Switched-capacitor structures typically utilize a plurality of capacitors having the plates thereof switched from the input of a differential amplifier to another voltage or to the output of a previous stage, which also incorporates the output of a differential amplifier. These capacitors are normally formed on an integrated circuit from a combination of semiconductor material, metal and oxide. Typically, the semiconductor material is incorporated as a bottom plate of the capacitor and, as such, this type of capacitor suffers from a large voltage co-efficient, due to semiconductor depletion/accumulation. These capacitors are normally avoided in high precision switched-capacitor filters and capacitor-array data converters.
Another type of capacitor that has been utilized in switched-capacitor structures is a poly-to-poly capacitor which is described in U.S. patent application Ser. No. 455,171, filed Dec. 22, 1989 and entitled "Compensated Capacitors for Switched-Capacitor Input of an Analog-to-Digital Converter" and U.S. Pat. No. 4,918,454, which are incorporated herein by reference. This type of capacitor has gained wide acceptance among analog MOS designers due to an extremely low voltage co-efficient that results from the compensation of one plate's depletion by the other plate's accumulation. The disadvantage of the poly-to-poly capacitor is the additional processing required to deposit a second polysilicon layer and grow a thin oxide layer for the capacitor dielectric.

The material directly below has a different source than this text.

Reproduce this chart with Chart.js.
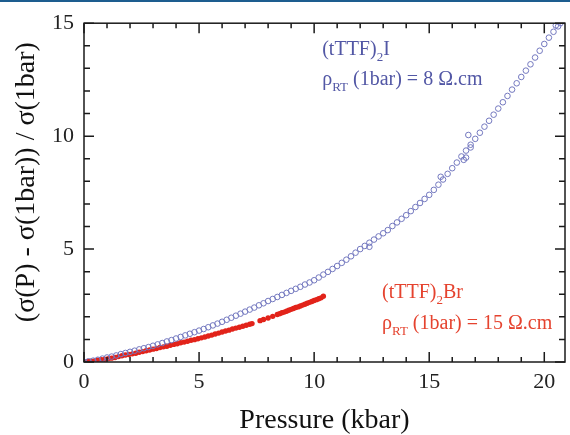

One type of capacitor, a metal-to-metal polysilicon capacitor, is described in C. Kaya, H. Tigeliaar, J. Paterson, M. DeWit, J. Fattaruso, D. Hester, S. Kiriakai, K. Tan and F. Tsay, "Polycide/Metal Capacitors for High Precision A/D Converters", IEDM, 1988, pp. 782-785, which is incorporated herein by reference. These capacitors display a voltage coefficient approaching that of the poly-to-poly capacitor, particularly if the polysilicon is silicided. However, the relatively thick oxide that exists between the metal and polysilicon layers in standard MOS processing technology forces the designer to accept a plate area substantially greater than poly-to-poly types of comparable capacitance value.
In a switched-capacitor network, certain capacitor plates are particularly sensitive to stray noise coupling. Typically, the plates are in some manner connected to virtual ground. To reduce the noise sensitivity, the top plate of a two-plate capacitor structure is used as a sensitive "virtual ground" capacitor plate, so that the bottom plate can shield the sensitive node from substrate noise. However, two-plate capacitors implemented in this manner are still susceptible to noise coupling onto the sensitive top plate through passivation and packaging dielectrics.